We don't have a great way to quantify multifit performance. However, the combination of multifit and forced source processing will be roughly equivalent to measuring every non-galactic-plane source in every epoch. Note that we are relying on the coadd measurements for in-plane sources.

In [35]:
def calcMultiEpochCycles(timePerObject, survey, computer):
    galacticPlaneObjects = survey.nStars - survey.nOutOfPlaneStars
    galacticPlaneForcedSrcs = galacticPlaneObjects * survey.nEpochs
    outOfPlaneForcedSrcs = survey.nForcedSources - galacticPlaneForcedSrcs
    return outOfPlaneForcedSrcs * timePerObject * computer.clockSpeed

multiEpochCycles = calcMultiEpochCycles(0.096*u.second, lsstWideAndFastDR1, lsst_dev)
multiEpochCycles

<Quantity 2.053529076379699e+20 cycle>

### Alert SQDA

SDQA Pipeline shall provide low-level data collection functionality for science data quality analysis of Level 1, 2, and Calibration Processing pipelines.
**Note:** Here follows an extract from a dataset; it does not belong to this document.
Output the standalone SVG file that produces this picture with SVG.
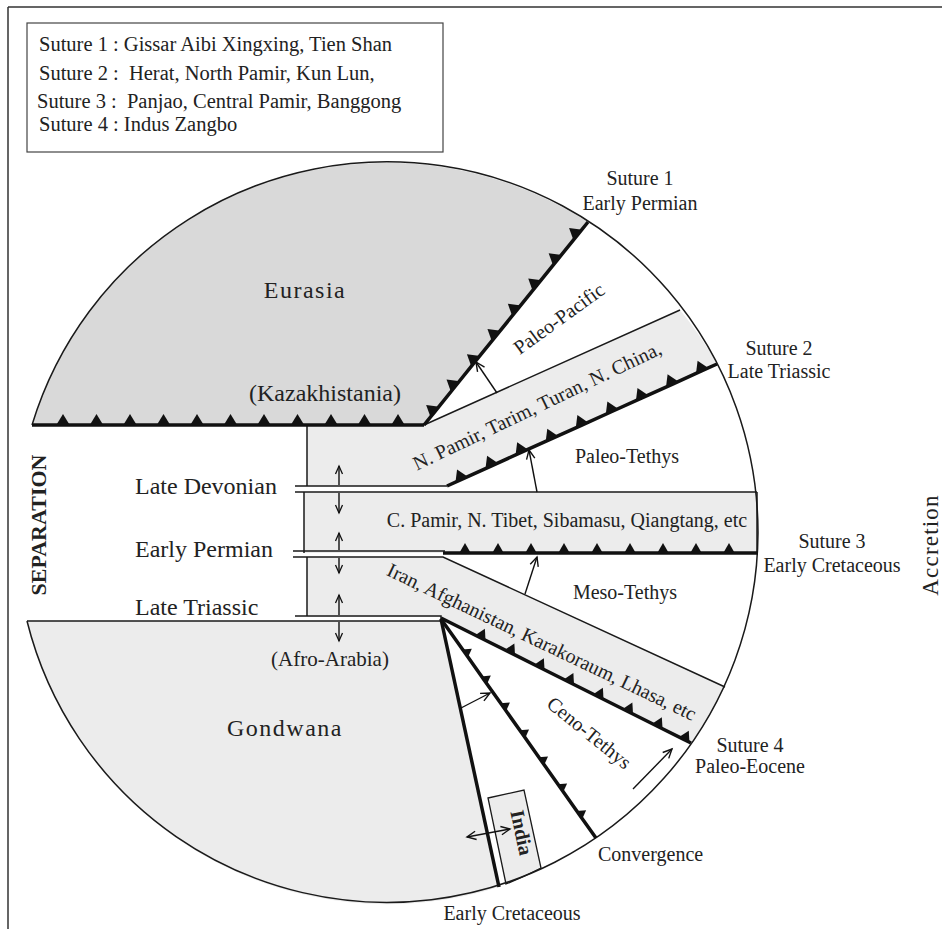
<svg xmlns="http://www.w3.org/2000/svg" width="943" height="929" viewBox="0 0 943 929">
<defs>
<style>
.t{font-family:"Liberation Serif","Times New Roman",serif;fill:#222;}
.f20{font-size:20px}
.lg{font-size:20.5px}
.f24{font-size:24px}
.sp{letter-spacing:1.5px}
.thin{fill:none;stroke:#1a1a1a;stroke-width:1.5}
.thick{fill:none;stroke:#111;stroke-width:3.5}
.arr{fill:none;stroke:#111;stroke-width:1.4;marker-end:url(#ah)}
.sarr{fill:none;stroke:#111;stroke-width:1.4;marker-end:url(#ahs)}
.light{fill:#ececec}
.dark{fill:#d9d9d9}
</style>
<marker id="tb" markerUnits="userSpaceOnUse" markerWidth="20" markerHeight="20" viewBox="-10 -15 20 20" refX="0" refY="0" orient="auto" overflow="visible"><path d="M-7,0.5 L0,-11 L7,0.5 Z" fill="#111"/></marker>
<marker id="tm" markerUnits="userSpaceOnUse" markerWidth="20" markerHeight="20" viewBox="-10 -15 20 20" refX="0" refY="0" orient="auto" overflow="visible"><path d="M-6,0.5 L0,-10 L6,0.5 Z" fill="#111"/></marker>
<marker id="ts" markerUnits="userSpaceOnUse" markerWidth="20" markerHeight="20" viewBox="-10 -15 20 20" refX="0" refY="0" orient="auto" overflow="visible"><path d="M-5,0.5 L0,-8 L5,0.5 Z" fill="#111"/></marker>
<marker id="ah" markerUnits="userSpaceOnUse" markerWidth="14" markerHeight="14" viewBox="-12 -7 14 14" refX="0" refY="0" orient="auto-start-reverse" overflow="visible"><path d="M-9,-4.2 L0,0 L-9,4.2" fill="none" stroke="#111" stroke-width="1.4"/></marker>
<marker id="ahs" markerUnits="userSpaceOnUse" markerWidth="14" markerHeight="14" viewBox="-12 -7 14 14" refX="0" refY="0" orient="auto-start-reverse" overflow="visible"><path d="M-8,-3.5 L0,0 L-8,3.5" fill="none" stroke="#111" stroke-width="1.3"/></marker>
</defs>
<rect width="943" height="929" fill="#fff"/>
<g id="frame">
<path d="M8,7 L942,7 M8,7 L8,929" fill="none" stroke="#333" stroke-width="1.5"/>
</g>
<g id="legend">
<rect x="27" y="23" width="416" height="129" fill="#fff" stroke="#444" stroke-width="1.2"/>
<text class="t lg" x="39" y="51" xml:space="preserve">Suture 1 : Gissar Aibi Xingxing, Tien Shan</text>
<text class="t lg" x="39" y="80" xml:space="preserve">Suture 2 :  Herat, North Pamir, Kun Lun,</text>
<text class="t lg" x="37" y="108" xml:space="preserve">Suture 3 :  Panjao, Central Pamir, Banggong</text>
<text class="t lg" x="39" y="131" xml:space="preserve">Suture 4 : Indus Zangbo</text>
</g>
<g id="eurasia">
<path class="dark" d="M32,425 A371,371 0 0,1 588,222 L424,425 Z"/>
<text class="t f24 sp" x="305" y="298" text-anchor="middle">Eurasia</text>
<text class="t f24" x="325" y="401" text-anchor="middle">(Kazakhistania)</text>
</g>
<g id="n-pamir-band">
<path class="light" d="M307,425 L424,425 L680,310 A371,371 0 0,1 717,364 L447,486 L307,486 Z"/>
<text class="t f20" x="540" y="412" text-anchor="middle" transform="rotate(-25.5 540 412)">N. Pamir, Tarim, Turan, N. China,</text>
</g>
<g id="c-pamir-band">
<rect class="light" x="304" y="492" width="453" height="61"/>
<text class="t f20" x="567" y="527" text-anchor="middle">C. Pamir, N. Tibet, Sibamasu, Qiangtang, etc</text>
</g>
<g id="iran-band">
<path class="light" d="M307,557 L443,557 L725,687 A371,371 0 0,1 691,743 L441,617 L307,617 Z"/>
<text class="t f20" x="539" y="648" text-anchor="middle" transform="rotate(25.5 539 648)">Iran, Afghanistan, Karakoraum, Lhasa, etc</text>
</g>
<g id="gondwana">
<path class="light" d="M27,621 L441,621 L499,887 A371,371 0 0,1 27,621 Z"/>
<text class="t f24 sp" x="285" y="736" text-anchor="middle">Gondwana</text>
<text class="t" x="330" y="666" font-size="21" text-anchor="middle">(Afro-Arabia)</text>
</g>
<g id="india">
<path d="M488,798 L524,790 L541,868 A371,371 0 0,1 506,884 Z" fill="#ececec" stroke="#1a1a1a" stroke-width="1.3"/>
<text class="t f20" x="515" y="834" text-anchor="middle" font-weight="bold" transform="rotate(78 515 834)">India</text>
</g>
<g id="outlines">
<path class="thin" d="M32,425 A371,371 0 0,1 758,533 A371,371 0 0,1 27,621"/>
<path class="thin" d="M424,425 L680,310 M307,425 L307,486 M295,486 L447,486 M295,492 L757,492 M304,492 L304,553 M757,492 L757,553 M293,551 L445,551 M293,557 L443,557 L725,687 M307,557 L307,616 M295,616 L441,616 L441,621 M27,621 L441,621"/>
</g>
<g id="sutures">
<path class="thick" marker-mid="url(#tb)" d="M32,425 L63,425 L96.5,425 L130,425 L163.5,425 L197,425 L230.5,425 L264,425 L297.5,425 L331,425 L364.5,425 L398,425 L424,425"/>
<path class="thick" marker-mid="url(#tb)" d="M424,425 L434.7,411.8 L455.1,386.5 L475.5,361.2 L496,335.9 L516.4,310.7 L536.8,285.4 L557.2,260.1 L577.6,234.8 L588,222"/>
<path class="thick" marker-mid="url(#tb)" d="M447,486 L461.6,479.4 L491.6,465.8 L521.7,452.2 L551.8,438.7 L581.9,425.1 L611.9,411.5 L642,397.9 L672.1,384.3 L702.1,370.7 L717,364"/>
<path class="thick" marker-mid="url(#tm)" d="M443,553 L465,553 L498,553 L531,553 L564,553 L597,553 L630,553 L663,553 L696,553 L729,553 L758,553"/>
<path class="thick" marker-mid="url(#tm)" d="M441,618 L480.4,637.7 L509.9,652.4 L539.4,667.2 L568.9,682 L598.4,696.7 L627.9,711.5 L657.4,726.2 L684.3,739.6 L691,743"/>
<path class="thick" marker-mid="url(#ts)" d="M441,619 L465.3,653.3 L484.3,680.2 L503.4,707.1 L522.5,734.1 L541.5,761 L560.6,788 L579.6,814.9 L596,838"/>
<path class="thick" d="M441,619 L499,887"/>
</g>
<g id="connectors">
<path class="arr" d="M497,393 L476,362"/>
<path class="arr" d="M537,492 L529,450"/>
<path class="arr" d="M525,594 L537,557"/>
<path class="arr" d="M633,789 L672,749"/>
<path class="arr" d="M461,708 L490,693"/>
<path class="arr" marker-start="url(#ah)" d="M467,837 L510,829"/>
<path class="sarr" d="M339,485 L339,466"/>
<path class="sarr" d="M339,493 L339,513"/>
<path class="sarr" d="M339,550 L339,533"/>
<path class="sarr" d="M339,558 L339,573"/>
<path class="sarr" d="M339,615 L339,595"/>
<path class="sarr" d="M339,622 L339,641"/>
</g>
<g id="labels">
<text class="t f20" x="563" y="324" text-anchor="middle" transform="rotate(-36 563 324)">Paleo-Pacific</text>
<text class="t f20" x="627" y="463" text-anchor="middle">Paleo-Tethys</text>
<text class="t f20" x="625" y="599" text-anchor="middle">Meso-Tethys</text>
<text class="t f20" x="585" y="738" text-anchor="middle" transform="rotate(39 585 738)">Ceno-Tethys</text>
<text class="t f20" x="640" y="185" text-anchor="middle">Suture 1</text>
<text class="t f20" x="640" y="210" text-anchor="middle">Early Permian</text>
<text class="t f20" x="779" y="355" text-anchor="middle">Suture 2</text>
<text class="t f20" x="779" y="378" text-anchor="middle">Late Triassic</text>
<text class="t f20" x="832" y="548" text-anchor="middle">Suture 3</text>
<text class="t f20" x="832" y="572" text-anchor="middle">Early Cretaceous</text>
<text class="t f20" x="750" y="752" text-anchor="middle">Suture 4</text>
<text class="t f20" x="750" y="773" text-anchor="middle">Paleo-Eocene</text>
<text class="t f20" x="598" y="861" text-anchor="start">Convergence</text>
<text class="t f20" x="512" y="920" text-anchor="middle">Early Cretaceous</text>
<text class="t f24" x="135" y="494">Late Devonian</text>
<text class="t f24" x="135" y="557">Early Permian</text>
<text class="t f24" x="135" y="615">Late Triassic</text>
<text class="t" x="46" y="525" font-size="22" font-weight="bold" text-anchor="middle" transform="rotate(-90 46 525)">SEPARATION</text>
<text class="t" x="938" y="545" font-size="23" letter-spacing="1.2" text-anchor="middle" transform="rotate(-90 938 545)">Accretion</text>
</g>
</svg>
It has been prototyped as `pipeQA`, and it's that that these results are based on.

In [36]:
def calcAlertSDQA(timePerVisit, survey, computer):
    return timePerVisit * survey.nVisits * computer.clockSpeed

sdqaCycles = calcAlertSDQA(600*u.second, lsstWideAndFastDR1, abe)
sdqaCycles

<Quantity 1.92225e+17 cycle>

## Totals

In [37]:
totalCycles = diffimCycles + templateCycles + deepCoaddCycles + coaddProcessCycles + multiEpochCycles + sdqaCycles
totalFlop = totalCycles.to(flop)
totalFlop

<Quantity 5.82099910469151e+20 FLOP>

The required FLOPS of the compute hardware depends on the duration of the DRP run. The final total is:

In [38]:
(totalFlop / lsstWideAndFastDR1.computeTime).to(tflops)

<Quantity 106.94075368701336 TFLOPS>

Excluding any potential future algorithmic efficiency improvements.